**EXERCISE**
List each line of the data that holds the word "matplotlib".

**DATASET EXCERPT**
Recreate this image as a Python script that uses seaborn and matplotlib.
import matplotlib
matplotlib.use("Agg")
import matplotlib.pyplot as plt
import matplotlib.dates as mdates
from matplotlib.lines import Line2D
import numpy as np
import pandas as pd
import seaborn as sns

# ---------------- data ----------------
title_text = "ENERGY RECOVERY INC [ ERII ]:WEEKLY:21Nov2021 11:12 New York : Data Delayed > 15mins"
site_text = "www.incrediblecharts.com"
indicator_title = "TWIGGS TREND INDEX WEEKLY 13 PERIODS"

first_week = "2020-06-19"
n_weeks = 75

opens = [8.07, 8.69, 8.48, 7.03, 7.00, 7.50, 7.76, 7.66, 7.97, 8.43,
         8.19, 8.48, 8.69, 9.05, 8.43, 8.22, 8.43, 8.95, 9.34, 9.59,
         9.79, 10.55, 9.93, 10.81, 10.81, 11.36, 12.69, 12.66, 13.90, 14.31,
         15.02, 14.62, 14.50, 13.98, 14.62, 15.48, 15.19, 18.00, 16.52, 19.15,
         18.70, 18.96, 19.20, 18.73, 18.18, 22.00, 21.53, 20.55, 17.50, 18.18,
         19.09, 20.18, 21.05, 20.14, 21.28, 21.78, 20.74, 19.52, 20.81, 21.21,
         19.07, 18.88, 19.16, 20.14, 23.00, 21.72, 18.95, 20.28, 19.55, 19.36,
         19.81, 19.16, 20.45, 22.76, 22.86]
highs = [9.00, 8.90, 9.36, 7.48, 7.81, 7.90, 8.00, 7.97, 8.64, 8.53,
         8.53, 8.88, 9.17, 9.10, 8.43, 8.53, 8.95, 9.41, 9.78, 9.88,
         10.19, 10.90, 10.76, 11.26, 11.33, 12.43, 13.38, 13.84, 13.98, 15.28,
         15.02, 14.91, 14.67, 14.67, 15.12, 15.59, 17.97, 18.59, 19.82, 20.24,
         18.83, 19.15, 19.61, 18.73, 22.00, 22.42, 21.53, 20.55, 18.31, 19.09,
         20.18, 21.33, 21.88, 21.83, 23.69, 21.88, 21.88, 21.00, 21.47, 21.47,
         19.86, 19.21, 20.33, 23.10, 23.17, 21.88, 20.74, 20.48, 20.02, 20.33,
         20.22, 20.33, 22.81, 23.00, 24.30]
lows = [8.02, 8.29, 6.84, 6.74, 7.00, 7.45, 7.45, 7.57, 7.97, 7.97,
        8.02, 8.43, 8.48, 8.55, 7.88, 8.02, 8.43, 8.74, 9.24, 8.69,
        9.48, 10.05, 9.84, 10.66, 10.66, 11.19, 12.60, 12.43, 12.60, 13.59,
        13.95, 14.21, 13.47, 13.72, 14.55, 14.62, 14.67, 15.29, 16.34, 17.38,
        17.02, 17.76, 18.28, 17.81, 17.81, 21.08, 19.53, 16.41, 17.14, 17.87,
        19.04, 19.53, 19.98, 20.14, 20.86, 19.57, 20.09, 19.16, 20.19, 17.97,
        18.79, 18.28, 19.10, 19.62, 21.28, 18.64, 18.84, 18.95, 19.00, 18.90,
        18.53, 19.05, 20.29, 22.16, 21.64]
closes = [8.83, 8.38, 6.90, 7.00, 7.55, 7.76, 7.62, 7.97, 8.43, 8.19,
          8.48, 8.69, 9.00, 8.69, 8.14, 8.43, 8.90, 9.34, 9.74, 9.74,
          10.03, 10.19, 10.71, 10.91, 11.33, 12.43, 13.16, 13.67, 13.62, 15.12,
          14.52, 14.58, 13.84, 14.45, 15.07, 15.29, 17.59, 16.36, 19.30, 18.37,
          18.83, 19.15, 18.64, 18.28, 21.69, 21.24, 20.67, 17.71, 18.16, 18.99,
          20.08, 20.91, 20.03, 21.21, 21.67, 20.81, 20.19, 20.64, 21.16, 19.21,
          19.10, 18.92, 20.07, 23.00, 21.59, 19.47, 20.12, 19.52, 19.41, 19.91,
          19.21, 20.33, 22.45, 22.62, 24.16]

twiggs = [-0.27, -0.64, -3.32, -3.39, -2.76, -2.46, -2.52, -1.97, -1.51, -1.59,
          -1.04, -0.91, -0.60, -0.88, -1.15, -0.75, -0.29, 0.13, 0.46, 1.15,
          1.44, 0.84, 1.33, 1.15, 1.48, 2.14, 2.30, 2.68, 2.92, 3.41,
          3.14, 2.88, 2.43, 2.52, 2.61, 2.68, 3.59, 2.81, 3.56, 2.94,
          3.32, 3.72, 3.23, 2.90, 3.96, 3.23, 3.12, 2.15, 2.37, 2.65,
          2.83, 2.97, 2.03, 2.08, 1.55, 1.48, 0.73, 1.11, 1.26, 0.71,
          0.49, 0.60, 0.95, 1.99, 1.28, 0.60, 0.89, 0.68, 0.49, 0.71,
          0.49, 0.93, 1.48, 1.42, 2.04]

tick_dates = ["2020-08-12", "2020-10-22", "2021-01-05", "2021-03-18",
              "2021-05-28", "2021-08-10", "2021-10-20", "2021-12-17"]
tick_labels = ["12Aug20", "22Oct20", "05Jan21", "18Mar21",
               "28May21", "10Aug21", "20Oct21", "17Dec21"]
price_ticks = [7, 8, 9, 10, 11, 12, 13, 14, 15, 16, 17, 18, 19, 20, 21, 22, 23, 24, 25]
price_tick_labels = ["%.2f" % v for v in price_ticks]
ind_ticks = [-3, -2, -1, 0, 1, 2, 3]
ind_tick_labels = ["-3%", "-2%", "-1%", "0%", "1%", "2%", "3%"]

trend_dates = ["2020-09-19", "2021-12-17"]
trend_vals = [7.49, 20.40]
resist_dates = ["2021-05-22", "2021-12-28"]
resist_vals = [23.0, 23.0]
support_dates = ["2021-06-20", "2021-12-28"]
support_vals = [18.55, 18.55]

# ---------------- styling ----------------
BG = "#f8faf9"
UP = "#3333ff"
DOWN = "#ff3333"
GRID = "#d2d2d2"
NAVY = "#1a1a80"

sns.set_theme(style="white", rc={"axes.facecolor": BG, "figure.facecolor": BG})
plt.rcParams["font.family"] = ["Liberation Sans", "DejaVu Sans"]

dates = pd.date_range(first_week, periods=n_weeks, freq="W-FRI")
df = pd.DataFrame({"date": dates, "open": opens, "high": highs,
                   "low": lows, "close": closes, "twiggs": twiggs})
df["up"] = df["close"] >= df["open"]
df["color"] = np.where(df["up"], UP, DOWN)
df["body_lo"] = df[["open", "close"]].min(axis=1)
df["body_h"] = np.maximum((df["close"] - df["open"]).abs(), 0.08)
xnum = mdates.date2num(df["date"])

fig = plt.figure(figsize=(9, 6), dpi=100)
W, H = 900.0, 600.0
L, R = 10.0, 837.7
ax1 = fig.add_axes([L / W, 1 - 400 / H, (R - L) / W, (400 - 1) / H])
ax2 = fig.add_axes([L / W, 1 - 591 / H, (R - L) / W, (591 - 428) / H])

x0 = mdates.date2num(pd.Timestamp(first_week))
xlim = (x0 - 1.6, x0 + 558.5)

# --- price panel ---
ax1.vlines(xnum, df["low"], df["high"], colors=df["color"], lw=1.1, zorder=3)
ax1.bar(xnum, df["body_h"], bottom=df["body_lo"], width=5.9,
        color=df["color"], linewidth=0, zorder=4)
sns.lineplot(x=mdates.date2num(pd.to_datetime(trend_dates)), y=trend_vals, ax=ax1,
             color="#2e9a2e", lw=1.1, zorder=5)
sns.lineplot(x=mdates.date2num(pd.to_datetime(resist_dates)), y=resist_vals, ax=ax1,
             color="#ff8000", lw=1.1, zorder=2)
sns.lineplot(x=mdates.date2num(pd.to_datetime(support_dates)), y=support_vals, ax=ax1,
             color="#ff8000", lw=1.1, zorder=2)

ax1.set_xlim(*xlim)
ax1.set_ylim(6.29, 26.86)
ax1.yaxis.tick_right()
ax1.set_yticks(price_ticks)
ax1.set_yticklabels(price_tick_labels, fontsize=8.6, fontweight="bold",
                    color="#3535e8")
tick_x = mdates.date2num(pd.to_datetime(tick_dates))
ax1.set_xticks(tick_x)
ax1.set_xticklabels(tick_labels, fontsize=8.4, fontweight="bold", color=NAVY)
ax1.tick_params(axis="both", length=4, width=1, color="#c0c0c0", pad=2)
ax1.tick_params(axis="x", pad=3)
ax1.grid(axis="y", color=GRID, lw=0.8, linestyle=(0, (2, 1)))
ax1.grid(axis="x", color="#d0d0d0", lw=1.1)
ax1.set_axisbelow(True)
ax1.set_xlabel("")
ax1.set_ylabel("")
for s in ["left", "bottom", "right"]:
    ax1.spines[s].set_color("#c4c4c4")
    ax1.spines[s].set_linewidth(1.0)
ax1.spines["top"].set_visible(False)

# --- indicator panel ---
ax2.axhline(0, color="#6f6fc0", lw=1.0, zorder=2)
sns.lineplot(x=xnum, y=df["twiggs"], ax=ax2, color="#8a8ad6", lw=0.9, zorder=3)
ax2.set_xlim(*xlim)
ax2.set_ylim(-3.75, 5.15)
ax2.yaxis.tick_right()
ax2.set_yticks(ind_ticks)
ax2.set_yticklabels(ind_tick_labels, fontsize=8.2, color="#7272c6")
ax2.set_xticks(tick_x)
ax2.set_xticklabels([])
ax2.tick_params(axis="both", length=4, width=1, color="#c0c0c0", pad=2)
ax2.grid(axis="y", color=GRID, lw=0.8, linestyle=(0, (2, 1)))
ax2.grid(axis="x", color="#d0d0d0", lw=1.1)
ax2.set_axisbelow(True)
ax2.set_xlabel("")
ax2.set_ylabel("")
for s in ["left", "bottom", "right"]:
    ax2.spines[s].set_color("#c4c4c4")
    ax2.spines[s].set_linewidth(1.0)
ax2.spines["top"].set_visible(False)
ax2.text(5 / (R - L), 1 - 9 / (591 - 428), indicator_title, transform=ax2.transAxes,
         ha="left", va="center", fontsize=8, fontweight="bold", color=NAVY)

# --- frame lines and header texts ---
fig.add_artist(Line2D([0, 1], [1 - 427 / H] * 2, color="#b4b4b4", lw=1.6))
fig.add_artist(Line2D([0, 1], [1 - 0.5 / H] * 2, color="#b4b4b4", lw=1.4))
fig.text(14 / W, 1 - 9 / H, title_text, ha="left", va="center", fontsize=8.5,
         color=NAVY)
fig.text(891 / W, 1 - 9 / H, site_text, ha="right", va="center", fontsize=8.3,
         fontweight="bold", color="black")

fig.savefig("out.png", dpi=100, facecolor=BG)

**THE ANSWER**
Recreate this image as a Python script that uses seaborn and matplotlib.
import matplotlib
matplotlib.use("Agg")
import matplotlib.pyplot as plt
import matplotlib.dates as mdates
from matplotlib.lines import Line2D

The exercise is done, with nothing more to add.